The steady axisymmetric flow in and around a deformable drop moving
under the action of gravity along the axis of a vertical tube at intermediate
Reynolds number is
studied by solving the nonlinear free-boundary problem using a Galerkin
finite-element method. For the case where the drop and suspending liquid
have the
same viscosity, the ratio of the densities is 6/5 or 5/6, and the
radius of the tube is equal to
twice the radius of a sphere having the drop volume, four significant results
are
apparent in the computations. First, we compute drops showing much more
deformation, and in particular the development of considerably more non-convexity,
than those found in previous calculations for non-zero Reynolds number.
The degree
of non-convexity typically grows with the Reynolds number.

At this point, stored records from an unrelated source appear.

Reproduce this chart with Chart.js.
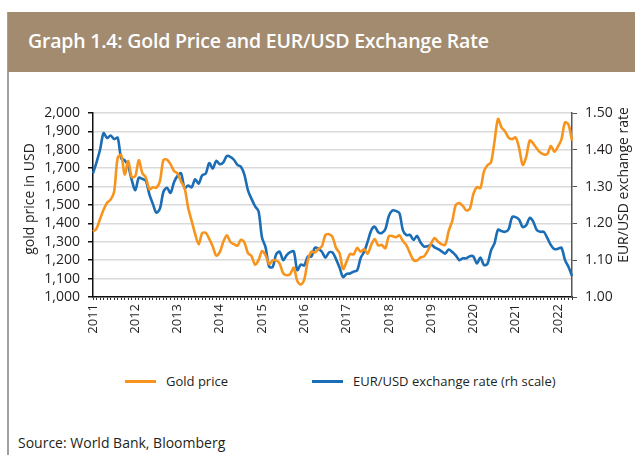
<!DOCTYPE html>
<html>
<head>
<meta charset="utf-8">
<script src="https://cdn.jsdelivr.net/npm/chart.js@4.4.1/dist/chart.umd.min.js"></script>
<style>
  body { margin: 0; width: 635px; height: 455px; position: relative; background: #fff; overflow: hidden; font-family: 'Open Sans', sans-serif; color: #231f20; }
  #frame { position: absolute; left: 7px; top: 12px; width: 2px; height: 443px; background: #a0a0a0; }
  #titlebar { position: absolute; left: 8px; top: 12px; width: 627px; height: 60px; background: #a38b70; }
  #titlebar span { position: absolute; left: 20px; top: 15px; color: #fff; font: 600 19.5px 'Open Sans', sans-serif; letter-spacing: -0.2px; }
  #chart { position: absolute; left: 0; top: 95px; }
  #legend { position: absolute; left: 125px; top: 372px; display: flex; gap: 84px; font-size: 13px; }
  .item { display: flex; align-items: center; }
  .swatch { width: 31px; height: 3px; margin-right: 10px; }
  #source { position: absolute; left: 18px; top: 433px; font-size: 14px; }
</style>
</head>
<body>
<div id="frame"></div>
<div id="titlebar"><span>Graph 1.4: Gold Price and EUR/USD Exchange Rate</span></div>
<canvas id="chart" width="635" height="255"></canvas>
<div id="legend"></div>
<div id="source">Source: World Bank, Bloomberg</div>
<script>
    // Monthly averages, Jan 2011 - May 2022
    const yearLabels = ['2011', '2012', '2013', '2014', '2015', '2016', '2017', '2018', '2019', '2020', '2021', '2022'];

    const goldPrice = [
        1356, 1372, 1424, 1474, 1512, 1529, 1572, 1756, 1772, 1666, 1739, 1652,
        1656, 1743, 1674, 1650, 1585, 1596, 1594, 1630, 1745, 1747, 1722, 1685,
        1671, 1627, 1593, 1487, 1414, 1343, 1286, 1347, 1349, 1316, 1275, 1225,
        1244, 1300, 1336, 1299, 1287, 1279, 1311, 1296, 1239, 1223, 1176, 1200,
        1250, 1227, 1179, 1198, 1199, 1181, 1129, 1118, 1125, 1159, 1087, 1068,
        1097, 1199, 1246, 1242, 1261, 1276, 1337, 1341, 1326, 1267, 1238, 1152,
        1192, 1234, 1231, 1267, 1246, 1260, 1236, 1283, 1315, 1280, 1283, 1265,
        1331, 1331, 1325, 1335, 1304, 1281, 1238, 1201, 1198, 1215, 1221, 1250,
        1291, 1320, 1300, 1286, 1284, 1359, 1413, 1500, 1510, 1495, 1471, 1480,
        1560, 1597, 1592, 1683, 1716, 1732, 1846, 1968, 1921, 1900, 1866, 1858,
        1867, 1808, 1718, 1761, 1850, 1834, 1807, 1785, 1775, 1777, 1821, 1790,
        1817, 1856, 1948, 1937, 1850
    ];

    const eurUsd = [
        1.336, 1.366, 1.400, 1.445, 1.432, 1.439, 1.429, 1.433, 1.377, 1.371, 1.356, 1.318,
        1.290, 1.324, 1.321, 1.316, 1.279, 1.253, 1.229, 1.240, 1.286, 1.297, 1.283, 1.312,
        1.329, 1.336, 1.296, 1.303, 1.298, 1.320, 1.308, 1.331, 1.335, 1.364, 1.349, 1.370,
        1.361, 1.366, 1.383, 1.381, 1.373, 1.359, 1.354, 1.332, 1.290, 1.267, 1.247, 1.233,
        1.161, 1.135, 1.083, 1.081, 1.116, 1.123, 1.100, 1.114, 1.122, 1.124, 1.073, 1.088,
        1.086, 1.110, 1.110, 1.134, 1.131, 1.123, 1.107, 1.121, 1.121, 1.103, 1.080, 1.054,
        1.063, 1.064, 1.069, 1.072, 1.106, 1.123, 1.151, 1.181, 1.191, 1.176, 1.174, 1.184,
        1.220, 1.235, 1.234, 1.228, 1.181, 1.168, 1.169, 1.155, 1.166, 1.148, 1.137, 1.138,
        1.142, 1.135, 1.130, 1.124, 1.118, 1.129, 1.122, 1.113, 1.100, 1.105, 1.105, 1.111,
        1.110, 1.091, 1.107, 1.087, 1.090, 1.126, 1.146, 1.183, 1.179, 1.177, 1.184, 1.217,
        1.217, 1.210, 1.190, 1.195, 1.215, 1.205, 1.182, 1.177, 1.177, 1.160, 1.141, 1.130,
        1.131, 1.134, 1.101, 1.082, 1.057
    ];

    const seriesNames = ['Gold price', 'EUR/USD exchange rate (rh scale)'];
    const axisTitles = ['gold price in USD', 'EUR/USD exchange rate'];

    // one label per month, year shown only in January
    const monthLabels = [];
    yearLabels.forEach(y => {
        for (let m = 1; m <= 12; m++) monthLabels.push(y + '-' + String(m).padStart(2, '0'));
    });
    const labels = monthLabels.slice(0, goldPrice.length);

    const FONT = "'Open Sans', sans-serif";
    const INK = '#231f20';

    const axisTitlePlugin = {
        id: 'axisTitlePlugin',
        afterDraw(chart) {
            const ctx = chart.ctx;
            const area = chart.chartArea;
            const mid = (area.top + area.bottom) / 2;
            ctx.save();
            ctx.font = '14px ' + FONT;
            ctx.fillStyle = INK;
            ctx.textAlign = 'center';
            ctx.textBaseline = 'middle';
            ctx.translate(30, mid - 6);
            ctx.rotate(-Math.PI / 2);
            ctx.fillText(axisTitles[0], 0, 0);
            ctx.restore();

            ctx.save();
            ctx.font = '14px ' + FONT;
            ctx.fillStyle = INK;
            ctx.textAlign = 'center';
            ctx.textBaseline = 'middle';
            ctx.translate(624, mid - 20);
            ctx.rotate(-Math.PI / 2);
            ctx.fillText(axisTitles[1], 0, 0);
            ctx.restore();
        }
    };

    const ctx = document.getElementById('chart').getContext('2d');
    const chart = new Chart(ctx, {
        type: 'line',
        data: {
            labels: labels,
            datasets: [
                {
                    label: seriesNames[0],
                    data: goldPrice,
                    yAxisID: 'y',
                    borderColor: '#f7941d',
                    borderWidth: 2.6,
                    pointRadius: 0,
                    tension: 0.3
                },
                {
                    label: seriesNames[1],
                    data: eurUsd,
                    yAxisID: 'y1',
                    borderColor: '#1b6db5',
                    borderWidth: 2.6,
                    pointRadius: 0,
                    tension: 0.3
                }
            ]
        },
        options: {
            responsive: false,
            animation: false,
            layout: { padding: { top: 18, left: 0, right: 0, bottom: 0 } },
            plugins: {
                legend: { display: false },
                tooltip: { enabled: false }
            },
            scales: {
                x: {
                    type: 'category',
                    offset: false,
                    afterFit: s => { s.height = 53; },
                    border: { display: true, color: '#111', width: 1.5 },
                    grid: { drawOnChartArea: false, drawTicks: true, tickLength: 3, tickColor: '#333', lineWidth: 1 },
                    ticks: {
                        autoSkip: false,
                        maxRotation: 90,
                        minRotation: 90,
                        padding: 4,
                        color: INK,
                        font: { family: FONT, size: 13 },
                        callback: (v, i) => (i % 12 === 0 ? yearLabels[i / 12] : '')
                    }
                },
                y: {
                    position: 'left',
                    min: 1000,
                    max: 2000,
                    afterFit: s => { s.width = 93; },
                    border: { display: true, color: '#111', width: 1.5 },
                    grid: { color: '#dadada', lineWidth: 1.5, tickLength: 5, tickColor: '#111' },
                    ticks: {
                        stepSize: 100,
                        autoSkip: false,
                        padding: 8,
                        color: INK,
                        font: { family: FONT, size: 14 },
                        callback: v => v.toLocaleString('en-US')
                    }
                },
                y1: {
                    position: 'right',
                    min: 1.0,
                    max: 1.5,
                    afterFit: s => { s.width = 63; },
                    border: { display: true, color: '#555', width: 1.5 },
                    grid: { drawOnChartArea: false, tickLength: 5, tickColor: '#555' },
                    ticks: {
                        stepSize: 0.1,
                        autoSkip: false,
                        padding: 8,
                        color: INK,
                        font: { family: FONT, size: 14 },
                        callback: v => v.toFixed(2)
                    }
                }
            }
        },
        plugins: [axisTitlePlugin]
    });

    // legend built from the chart's datasets
    const legend = document.getElementById('legend');
    chart.data.datasets.forEach(ds => {
        const item = document.createElement('div');
        item.className = 'item';
        item.innerHTML = '<span class="swatch" style="background:' + ds.borderColor + '"></span><span>' + ds.label + '</span>';
        legend.appendChild(item);
    });
</script>
</body>
</html>
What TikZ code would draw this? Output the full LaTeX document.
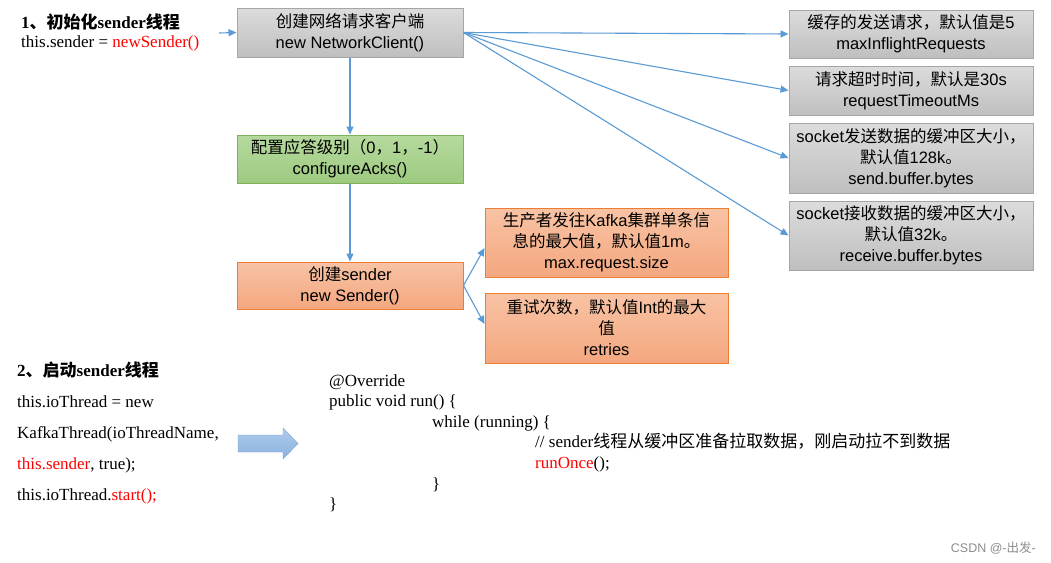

Secondly, external
recirculation zones can be attached to or disjoint from the drop. We find
when there
is a single external recirculation zone, that is disjoint (as found by
Dandy
& Leal), it
can attach to the drop as the Reynolds number is increased. As the Reynolds
number
further increases, this is immediately followed by division of the drop
into two
adjacent recirculating regions. Thirdly, we sometimes find two recirculation
zones
in the suspending liquid. Finally, the drag coefficient, axis ratio, and
normalized
interfacial and frontal areas of the drop can vary non-monotonically with
the Weber
number, exhibiting as many as four local extrema. The results are compared
to
previous theoretical and experimental work, and implications for drop motion
and
heat and mass transfer are discussed.